23.05
Awalnya karinding adalah alat yang digunakan oleh
para karuhun untuk mengusir hama di sawah—bunyinya yang low decible
sangat merusak konsentrasi hama. Karena ia mengeluarkan bunyi tertentu,
maka disebutlah ia sebagai alat musik. Bukan hanya digunakan untuk
kepentingan bersawah, para karuhun memainkan karinding ini dalam ritual atau upaca adat. Maka tak heran jika sekarang pun karinding masih digunakan sebagai pengiring pembacaan rajah. Bahkan, konon, karinding
ini digunakan oleh para kaum lelaki untuk merayu atau memikat hati
wanita yang disukai. Jika keterangan ini benar maka dapat kita duga
bahwa karinding, pada saat itu, adalah alat musik yang
popular di kalangan anak muda hingga para gadis pun akan memberi nilai
lebih pada jejaka yang piawai memainkannya. Mungkin keberadaannya saat
ini seperti gitar, piano, dan alat-alat musik modern-popular saat ini.
Beberapa sumber menyatakan bahwa karinding telah ada bahkan sebelum adanya kecapi. Jika kecapi telah berusia sekira lima ratus tahunan maka karinding diperkirakan telah ada sejak enam abad yang lampau. Dan ternyata karinding
pun bukan hanya ada di Jawa Barat atau priangan saja, melainkan
dimiliki berbagai suku atau daerah di tanah air, bahkan berbagai suku di
bangsa lain pun memiliki alat musik ini–hanya berbeda namanya saja. Di
Bali bernama genggong, Jawa Tengah menamainya rinding, karimbi di
Kalimantan, dan beberapa tempat di “luar” menamainya dengan zuesharp (
harpanya dewa Zues). Dan istilah musik modern biasa menyebut karinding
ini dengan sebutan harpa mulut (mouth harp). Dari sisi produksi suara
pun tak jauh berbeda, hanya cara memainkannya saja yang sedikit
berlainan; ada yang di trim (di getarkan dengan di sentir), di tap (
dipukul), dan ada pula yang di tarik dengan menggunakan benang.
Sedangkan karinding yang di temui di tataran Sunda dimainkan dengan cara di tap atau dipukul.
Material yang digunakan untuk membuat karinding (di wilayah Jawa Barat), ada dua jenis: pelepah kawung dan bambu.
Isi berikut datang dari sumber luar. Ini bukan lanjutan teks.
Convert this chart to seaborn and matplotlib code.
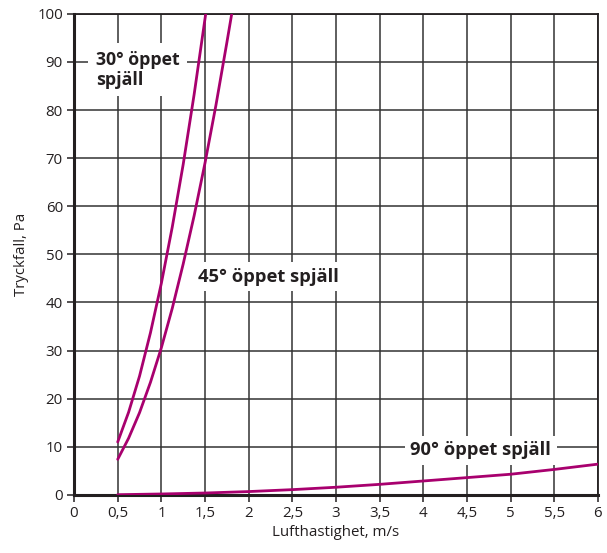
import matplotlib
matplotlib.use("Agg")
import matplotlib.pyplot as plt
import matplotlib.ticker as mticker
import seaborn as sns
import pandas as pd

# Data
x_30 = [0.5, 0.625, 0.75, 0.875, 1.0, 1.125, 1.25, 1.375, 1.508]
y_30 = [11.0, 17.2, 24.7, 33.7, 44.0, 55.7, 68.7, 83.2, 100.0]

x_45 = [0.5, 0.625, 0.75, 0.875, 1.0, 1.125, 1.25, 1.375, 1.5, 1.625, 1.75, 1.806]
y_45 = [7.4, 11.8, 17.1, 23.4, 30.6, 38.8, 48.0, 58.0, 69.0, 81.0, 94.0, 100.0]

x_90 = [0.5, 1.0, 1.5, 2.0, 2.5, 3.0, 3.5, 4.0, 4.5, 5.0, 5.5, 6.0]
y_90 = [0.05, 0.2, 0.4, 0.7, 1.1, 1.6, 2.2, 2.9, 3.6, 4.3, 5.3, 6.4]

labels = ["30° öppet\nspjäll", "45° öppet spjäll", "90° öppet spjäll"]
x_ticks = [0, 0.5, 1, 1.5, 2, 2.5, 3, 3.5, 4, 4.5, 5, 5.5, 6]
y_ticks = [0, 10, 20, 30, 40, 50, 60, 70, 80, 90, 100]

df = pd.concat([
    pd.DataFrame({"v": x_30, "p": y_30, "s": "30"}),
    pd.DataFrame({"v": x_45, "p": y_45, "s": "45"}),
    pd.DataFrame({"v": x_90, "p": y_90, "s": "90"}),
])

sns.set_theme(style="white")
plt.rcParams['font.family'] = ['Open Sans', 'DejaVu Sans']

fig = plt.figure(figsize=(6.07, 5.53), dpi=100)
ax = fig.add_axes([0.122, 0.105, 0.863, 0.870])

color = "#a8006e"
sns.lineplot(data=df, x="v", y="p", hue="s", palette=[color]*3, legend=False,
             linewidth=2.0, ax=ax, sort=False, estimator=None, zorder=5)

ax.set_xlim(0, 6)
ax.set_ylim(0, 100)
ax.set_xticks(x_ticks)
ax.set_yticks(y_ticks)
ax.xaxis.set_major_formatter(mticker.FuncFormatter(lambda v, p: f"{v:g}".replace(".", ",")))
ax.grid(True, color="#333333", linewidth=1.1, zorder=1)
ax.set_axisbelow(True)
for sp in ax.spines.values():
    sp.set_color("#231f20")
    sp.set_linewidth(1.3)
ax.spines["left"].set_linewidth(2.2)
ax.spines["bottom"].set_linewidth(2.2)
ax.tick_params(axis="both", direction="out", length=5, width=1.1, color="#231f20",
               labelsize=10.8, labelcolor="#231f20", bottom=True, left=True, pad=3)
ax.set_xlabel("Lufthastighet, m/s", fontsize=10.8, color="#231f20", labelpad=3)
ax.set_ylabel("Tryckfall, Pa", fontsize=10.8, color="#231f20", labelpad=6)

lab_fs = 13.2
ax.text(0.25, 88.4, labels[0], ha="left", va="center", fontsize=12.8, fontweight="bold",
        color="#231f20", bbox=dict(facecolor="white", edgecolor="none", pad=5.5),
        zorder=4, linespacing=1.15)
ax.text(2.23, 45.3, labels[1], ha="center", va="center", fontsize=lab_fs, fontweight="bold",
        color="#231f20", bbox=dict(facecolor="white", edgecolor="none", pad=4), zorder=4)
ax.text(4.66, 9.3, labels[2], ha="center", va="center", fontsize=lab_fs, fontweight="bold",
        color="#231f20", bbox=dict(facecolor="white", edgecolor="none", pad=4), zorder=4)

fig.savefig("out.png", dpi=100)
Jenis bahan dan jenis disain bentuk karinding
ini menunjukan perbedaan usia, tempat, dan sebagai perbedaan gender
pemakai. Semisal bahan bambu yang lebih menyerupai susuk sanggul, ini
untuk perempuan, karena konon ibu-ibu menyimpannya dengan di tancapkan
disanggul. Sedang yang laki-laki menggunakan pelapah kawung dengan
ukuran lebih pendek, karena biasa disimpan di tempat mereka menyimpan
tembakau. Tetapi juga sebagai perbedaan tempat dimana dibuatnya, seperti
di wilayah priangan timur, karinding lebih banyak menggunakan bahan bambu karena bahan ini menjadi bagian dari kehidupannya.[1]
Karinding umumnya berukuran: panjang 10 cm dan lebar
2 cm. Namun ukuran ini tak berlaku mutlak; tergantung selera dari
pengguna dan pembuatnya—karena ukuran ini sedikit banyak akan
berpengaruh terhadap bunyi yang diproduksi.
Karinding terbagi menjadi tiga ruas: ruas pertama menjadi tempat mengetuk karinding dan menimbulkan getaran di ruas tengah. Di ruas tengah ada bagian bambu yang dipotong hingga bergetar saat karindingdiketuk dengan jari. Dan ruas ke tiga (paling kiri) berfungsi sebagai pegangan.
Cara memainkan karinding cukup sederhana, yaitu dengan menempelkan ruas tengah karinding di depan mulut yang agak terbuka, lalu memukul atau menyentir ujung ruas paling kanan karinding dengan satu jari hingga “jarum” karinding
pun bergetar secara intens. Dari getar atau vibra “jarum” itulah
dihasilkan suara yang nanti diresonansi oleh mulut. Suara yang
dikeluarkan akan tergantung dari rongga mulut, nafas, dan lidah. Secara
konvensional—menurut penuturan Abah Olot–nada atau pirigan dalam
memainkan karinding ada empat jenis, yaitu: tonggeret, gogondangan, rereogan, dan iring-iringan.